The device doesn't work properly and it was disconnected before it finished writing the data, or keeps returning old data, so partition table survives. Sometimes this happens with USB sticks.
...
(*) Make 1000 files with random data in them and see what comes out:
$ truncate -s 8K {0001..1000}
$ shred -n 1 {0001..1000}
$ file -s {0001..1000} | grep -v data
0099: COM executable for DOS
0300: DOS executable (COM)
0302: TTComp archive, binary, 4K dictionary
0389: Dyalog APL component file 64-bit level 1 journaled checksummed version 192.192
0407: COM executable for DOS
0475: PGP\011Secret Sub-key -
....
The goal of random-shredding a drive is to make old data vanish for good. There is no promise the drive will appear empty, unused, in pristine condition afterwards.

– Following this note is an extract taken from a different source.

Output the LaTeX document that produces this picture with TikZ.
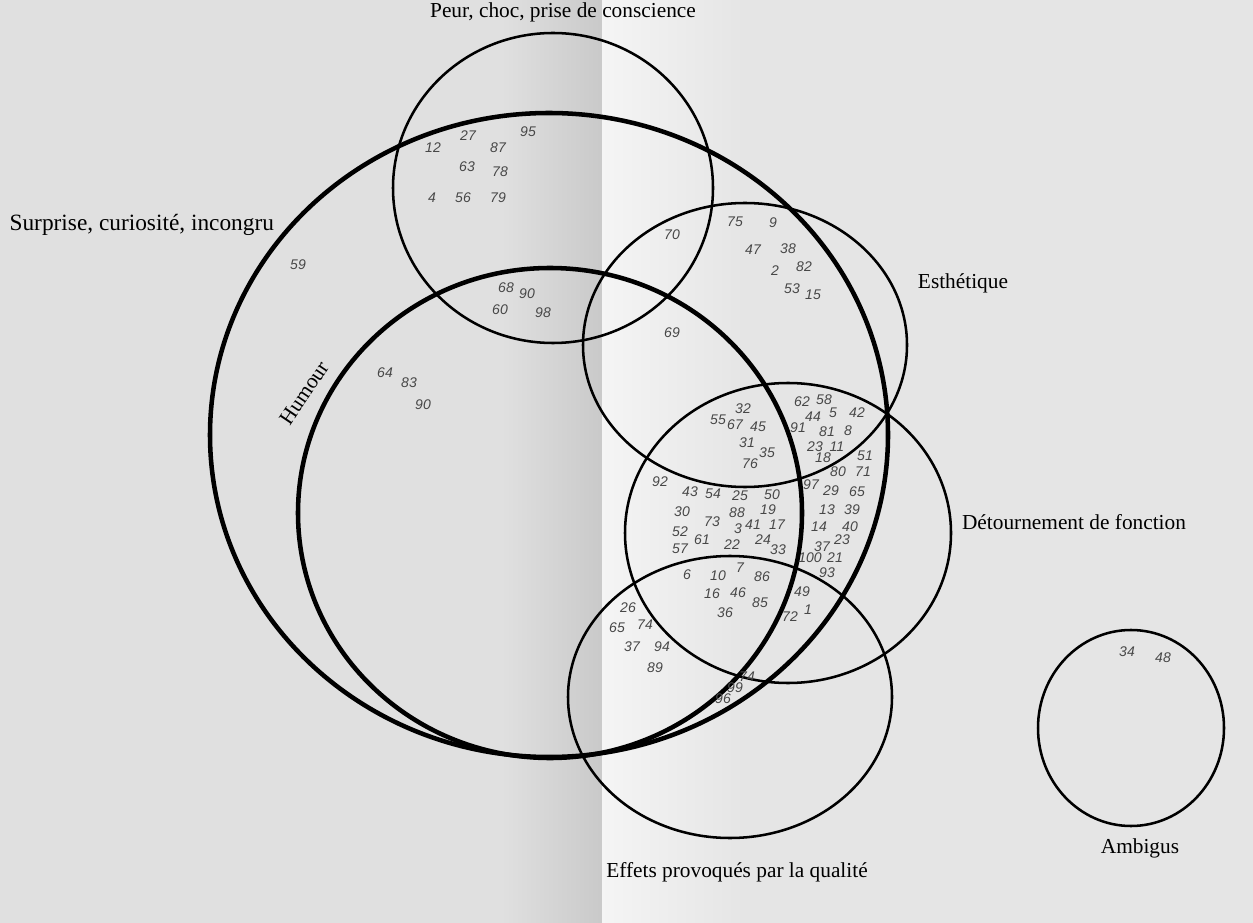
\documentclass[tikz,border=0pt]{standalone}
\usepackage{fontspec}
\setmainfont{Liberation Serif}
\newfontfamily\handfont{Liberation Sans}

\begin{document}
\begin{tikzpicture}[x=0.75pt,y=-0.75pt]
    \tikzset{thinset/.style={line width=1.9pt}, thickset/.style={line width=3.4pt},
        setlabel/.style={font=\fontsize{16}{18}\selectfont, inner sep=1pt},
        item/.style={font=\handfont\itshape\fontsize{10.5}{12}\selectfont, text=black!72, inner sep=0pt}}
    % paper and fold
    \fill[black!12] (0,0) rectangle (1253,923);
    \shade[left color=black!12, right color=black!21] (500,0) rectangle (602,923);
    \shade[left color=black!4, right color=black!10] (602,0) rectangle (740,923);
    \fill[black!10] (740,0) rectangle (1253,923);
    \useasboundingbox (0,0) rectangle (1253,923);
    % sets
    \draw[thinset] (553,188) ellipse [x radius=160, y radius=155]; %peur
    \draw[thickset] (549,435) ellipse [x radius=339, y radius=322]; %surprise
    \draw[thickset] (550,513) ellipse [x radius=252, y radius=245]; %humour
    \draw[thinset] (745,345) ellipse [x radius=162, y radius=142]; %esthetique
    \draw[thinset] (788,533) ellipse [x radius=163, y radius=150]; %detournement
    \draw[thinset] (730,697) ellipse [x radius=162, y radius=141]; %effets
    \draw[thinset] (1131,728) ellipse [x radius=93, y radius=98]; %ambigus
    % set names
    \node[setlabel] (peur) at (563,12) {Peur, choc, prise de conscience};
    \node[setlabel, anchor=west, font=\fontsize{17.5}{19}\selectfont] (surprise) at (8,225) {Surprise, curiosité, incongru};
    \node[setlabel] (esthetique) at (963,283) {Esthétique};
    \node[setlabel, rotate=56] (humour) at (304,393) {Humour};
    \node[setlabel] (detournement) at (1074,522) {Détournement de fonction};
    \node[setlabel] (effets) at (737,872) {Effets provoqués par la qualité};
    \node[setlabel] (ambigus) at (1140,848) {Ambigus};
    % items
    \foreach \n/\x/\y [count=\i] in {12/433/148, 27/468/136, 95/528/132, 87/498/148, 63/467/167, 78/500/172,
        4/432/198, 56/463/198, 79/498/198, 68/506/288, 90/527/294, 60/500/310, 98/543/313,
        59/298/265, 64/385/373, 83/409/383, 90/423/405,
        70/672/235, 75/735/222, 9/773/223, 47/753/250, 38/788/249, 2/775/271, 82/804/267,
        53/792/289, 15/813/295, 69/672/333,
        32/743/409, 55/718/420, 67/735/425, 45/758/427, 31/747/443, 35/767/453, 76/750/464,
        62/802/402, 58/824/400, 44/813/417, 5/833/413, 42/857/413, 91/798/428, 81/827/432,
        8/848/431, 23/815/447, 11/837/447, 18/823/458, 51/865/456, 80/838/472, 71/863/472,
        97/811/485, 29/831/491, 65/857/492, 13/827/510, 39/852/510, 14/819/527, 40/850/527,
        37/822/547, 23/842/540, 100/810/558, 21/835/558, 93/827/573, 49/802/592, 72/790/617, 1/808/610,
        92/660/482, 43/690/492, 54/713/494, 25/740/496, 50/772/495, 30/682/512, 88/737/513,
        19/768/510, 73/712/522, 3/738/529, 41/753/525, 17/777/525, 52/680/532, 61/702/540,
        24/763/540, 57/680/549, 22/732/545, 33/778/550,
        6/687/575, 10/718/576, 7/740/568, 86/762/577, 16/712/594, 46/738/593, 85/760/603, 36/725/613,
        26/628/608, 65/617/628, 74/645/625, 37/632/647, 94/662/647, 89/655/668,
        74/747/677, 99/735/688, 96/723/699, 34/1127/652, 48/1163/658}
        \node[item] (item\i) at (\x,\y) {\n};
\end{tikzpicture}
\end{document}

It's common to follow up with a zero wipe to achieve that. If you are using LVM, it's normal for LVM to zero out the first few sectors of any LV you create so old data won't interfere.
There's also a dedicated utility (wipefs) to get rid of old magic byte signatures which you can use to get rid of filesystem and partition table metadata.
As seen here, the MBR (Master Boot Record) is relatively simple; https://en.wikipedia.org/wiki/Master_boot_record.
When you use /dev/urandom you can always create something that looks like a partition table. The solution is to fill the partition table regions with zero and use dev/urandom for the rest.
Linux also supports other additional disk formats that can also potentially be triggered, causing "invalid" partitions to show up when filling with random data.
The thing that defines a collection of 512 bytes as being a Master Boot Record is the presence of the values 0x55 0xAA at the end. There's a 1-in-65,536 chance of /dev/urandom producing such a value: not too likely, but similarly improbable things happen all the time.
(Some other partition tables, such as the Apple Partition Map, have similarly short signatures. It's possible you've generated one of them instead.)